The statement also conveyed the family's "great appreciation to authorities in Niger and Burkina Faso for their support and assistance" in facilitating Mrs Elliott's release.

Jocelyn Elliott has been freed but husband Ken is still in the hands of kidnappers.
Jocelyn Elliott has been freed but husband Ken is still in the hands of kidnappers. Photo: Facebook

The Elliotts were abducted on January 15 following attacks in the capital of Ouagadougou that killed 28 people.

The Western Australian couple, aged in their 80s, moved to Burkina Faso in 1972 to set up a medical clinic in the town of Djibo in the country's north.

Dr Elliott was the sole surgeon at the Centre Medico-Chirurgicale de Djibo, the only hospital in the town, and performed up to 150 surgeries a month. 

On Saturday the militant group al-Qaeda in the Islamic Maghreb (AQIM) issued an audio statement claiming responsibility for the kidnapping, saying it had decided to release the woman unconditionally. 

"The primary motive behind their kidnapping was an attempt to [gain] release of our captives who sit behind bars and suffer the pain of imprisonment, as well as being deprived of their basic rights," the recording stated.

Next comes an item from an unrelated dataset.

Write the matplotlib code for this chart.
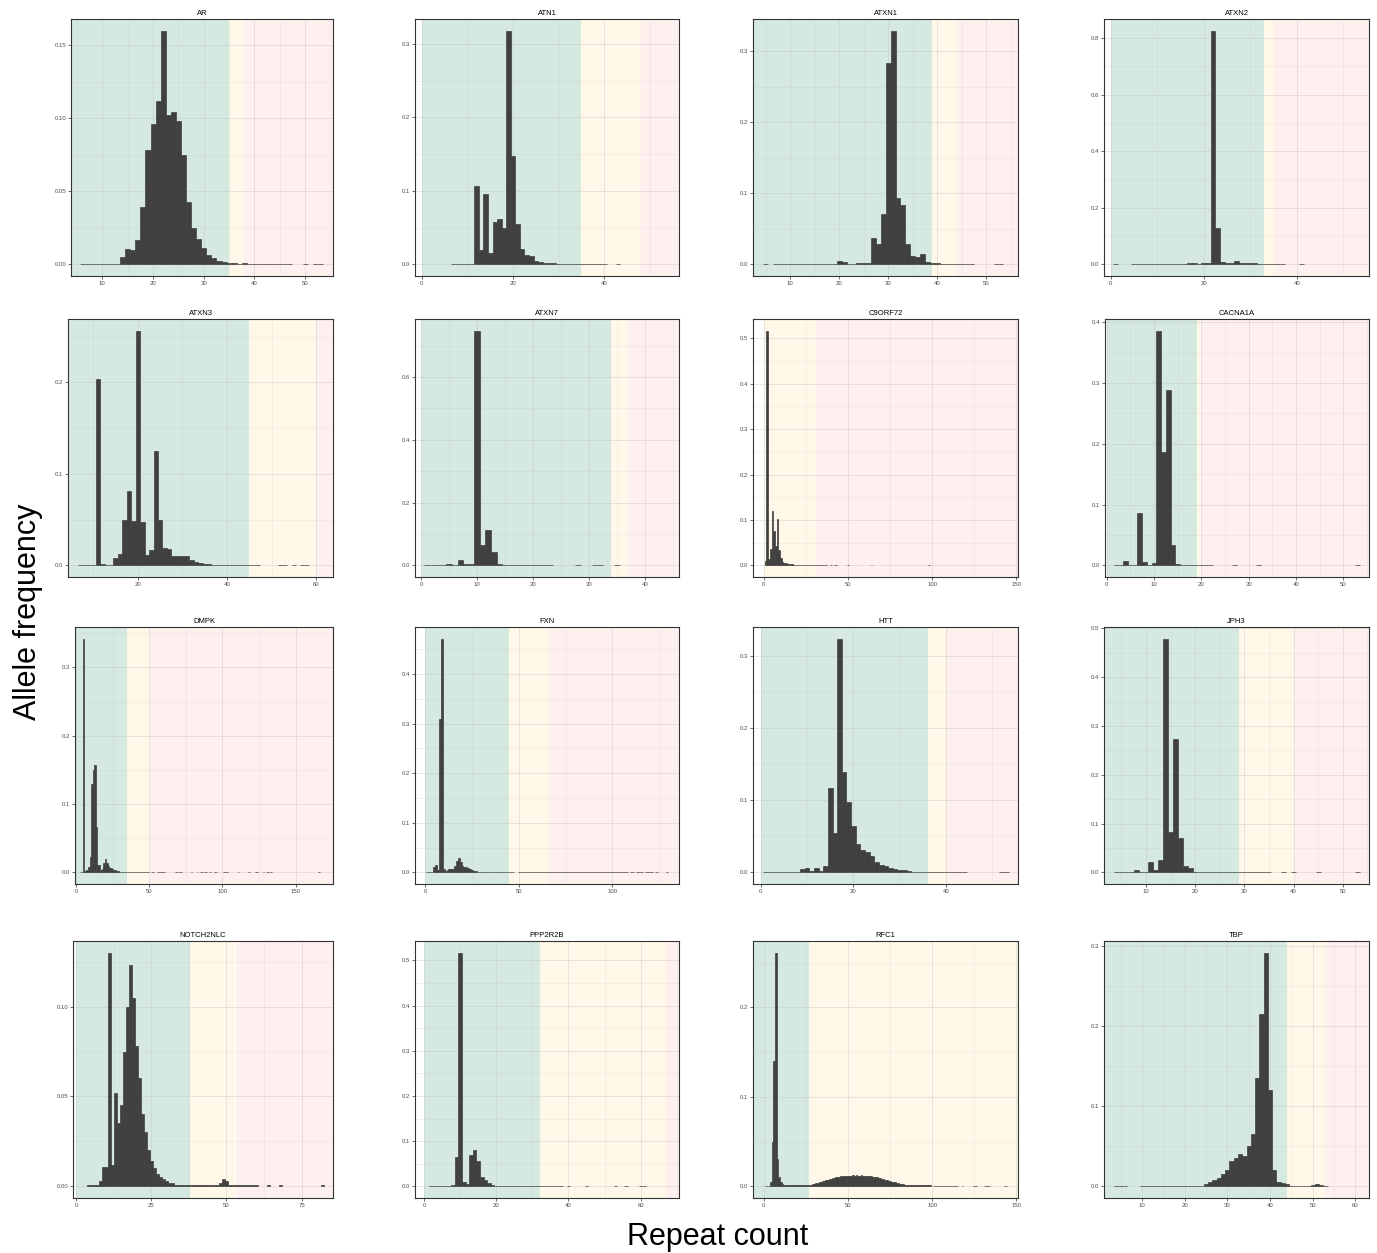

In the recording, AQIM said it was releasing the woman under public pressure and in accordance with what it said was guidance from al-Qaeda leaders not to involve women in war.

Foreign Minister Julie Bishop had spoken to Mrs Elliott and to the couple's family in Australia, Prime Minister Malcolm Turnbull told the ABC on Sunday. 

He thanked the governments of Burkina Faso and Niger for their efforts and cooperation, but declined to comment on the prospects for Dr Elliott's release, saying it was "a difficult diplomatic situation".

"The Burkina Faso government is working very well on it and we'll continue to stay in touch with them," he said.